In this study, user testing may have taken less time to complete overall, but in terms of efficiency and the amount of problems found in the shortest amount of time, heuristic evaluation was more efficient. Heuristic evaluation found a problem, on average, every 29.1 s. User testing found a problem, on average, every 40.3 s. This was due to the much higher frequency of problems that heuristic evaluation identified, even though it took longer to conduct.

In heuristic evaluation and user testing, the types of problems found varied between the two. When assigning all problems to Nielsen’s list of ten heuristics, some problem types were most easily identified. For example, ‘aesthetics and design’ heuristics were present most frequently in both methods, possibly because people are more sensitive to problems that are clearly visible.

6 Conclusion

This study aimed to examine both effectiveness and efficiency with two popular usability testing methods, user testing and heuristic evaluation. It was found that both methods had their advantages over the other. Heuristic evaluation overall found more problems and could identify problems at a quicker rate, therefore being more effective and efficient. However, user testing seemed to find slightly more severe problems and overall took less time to conduct, again showing aspects of effectiveness and efficiency. This suggests both methods have their advantages which may determine whether to choose one method or the other.

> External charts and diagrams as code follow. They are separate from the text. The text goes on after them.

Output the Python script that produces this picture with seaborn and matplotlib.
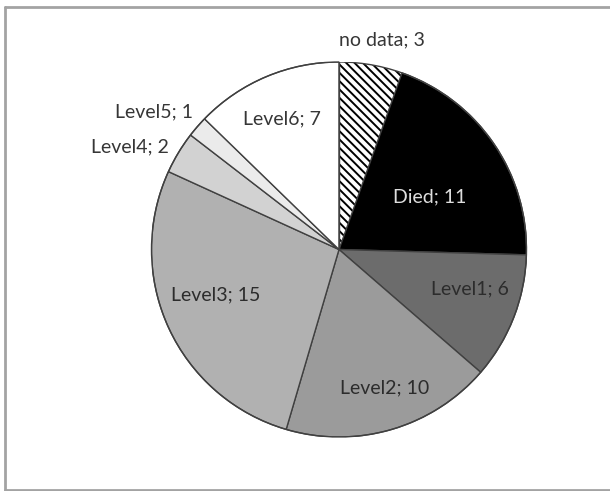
import numpy as np
import matplotlib
matplotlib.use("Agg")
import matplotlib.pyplot as plt
from matplotlib.lines import Line2D
import seaborn as sns

# Outcome categories, clockwise from 12 o'clock
categories = ["no data", "Died", "Level1", "Level2", "Level3", "Level4", "Level5", "Level6"]
counts = [3, 11, 6, 10, 15, 2, 1, 7]

# Grey-scale fills (the "no data" slice is hatched on white)
fills = ["#ffffff", "#000000", "#6c6c6c", "#9b9b9b", "#b1b1b1", "#d2d2d2", "#ebebeb", "#ffffff"]
hatches = ["\\\\\\\\", None, None, None, None, None, None, None]
text_colors = ["#363636", "#dedede", "#2c2c2c", "#2c2c2c", "#2c2c2c", "#363636", "#363636", "#363636"]
# Radial label distance (fraction of radius) and angular nudge in degrees
label_dist = [1.14, 0.56, 0.73, 0.78, 0.70, 1.24, 1.23, 0.76]
label_nudge = [1.8, 4.4, -4.5, -2.0, 4.4, -4.9, -4.4, -0.5]

sns.set_theme(style="white")
plt.rcParams["font.family"] = ["Lato", "DejaVu Sans"]
plt.rcParams["hatch.linewidth"] = 1.4

W, H = 610, 491
fig = plt.figure(figsize=(W / 100, H / 100), dpi=100)
fig.patch.set_facecolor("white")

# Chart-area border (top, left and bottom edges; the right edge lies past the image)
left, top, bottom = 5 / W, 1 - 7 / H, 1 - 489.5 / H
for xs, ys in [([left, 1.0], [top, top]), ([left, left], [bottom, top]), ([left, 1.0], [bottom, bottom])]:
    fig.add_artist(Line2D(xs, ys, transform=fig.transFigure, color="#a3a3a3", linewidth=2.0))

cx, cy, r = 339, 249.5, 187.5
ax = fig.add_axes([(cx - r) / W, (H - cy - r) / H, 2 * r / W, 2 * r / H])
wedges, _ = ax.pie(counts, startangle=90, counterclock=False, colors=fills, radius=1,
                   wedgeprops=dict(edgecolor="#404040", linewidth=1.0))
for w, h in zip(wedges, hatches):
    if h:
        w.set_hatch(h)
        w.set_edgecolor("#000000")
        w.set_linewidth(0)

total = sum(counts)
cum = np.cumsum([0] + counts)
for i, (name, val) in enumerate(zip(categories, counts)):
    mid = (cum[i] + cum[i + 1]) / 2 / total * 360 + label_nudge[i]
    ang = np.deg2rad(90 - mid)
    x, y = label_dist[i] * np.cos(ang), label_dist[i] * np.sin(ang)
    ax.text(x, y, f"{name}; {val}", ha="center", va="center", fontsize=14,
            color=text_colors[i], clip_on=False)

# outline around the whole pie
ax.add_patch(plt.Circle((0, 0), 1, fill=False, edgecolor="#404040", linewidth=1.0))
ax.plot([0, 0], [0, 1], color="#404040", linewidth=1.0)
ax.set_xlim(-1, 1)
ax.set_ylim(-1, 1)
ax.set_aspect("equal")
ax.axis("off")

fig.savefig("out.png", dpi=100, facecolor="white")
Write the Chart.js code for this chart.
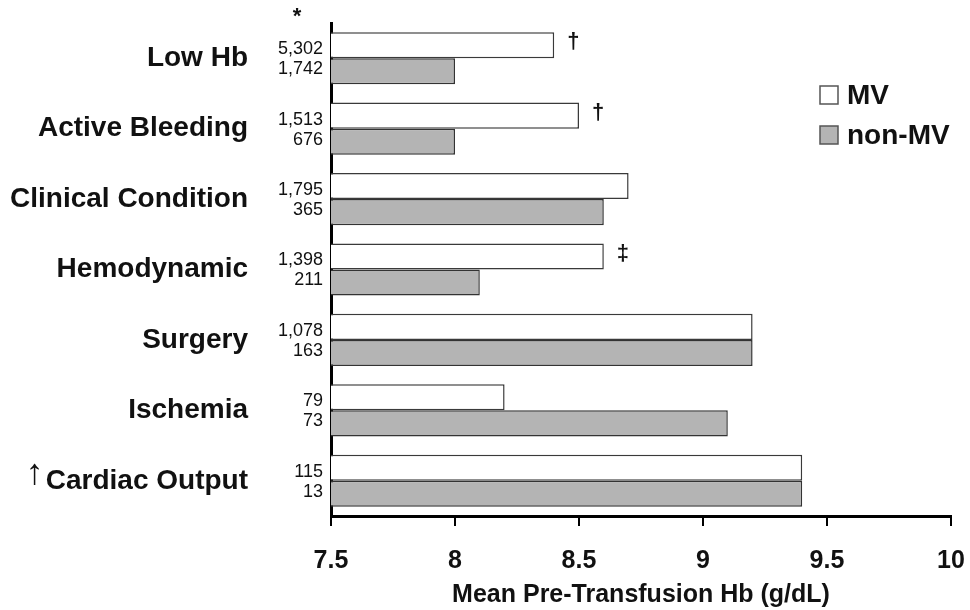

In practice, design teams often use expert usability reviews early on to sort out obvious problems design in preparation for usability testing. It is also argued that whilst such expert usability reviews have their place, it is still important to put a developing website in front of users and that the results give a truer picture of the real problems that an end-user may encounter [16].

Given the complementary nature of user testing and heuristic evaluation, the benefits of both methods should be recognized and applied within the design process to gain the maximum benefit from them.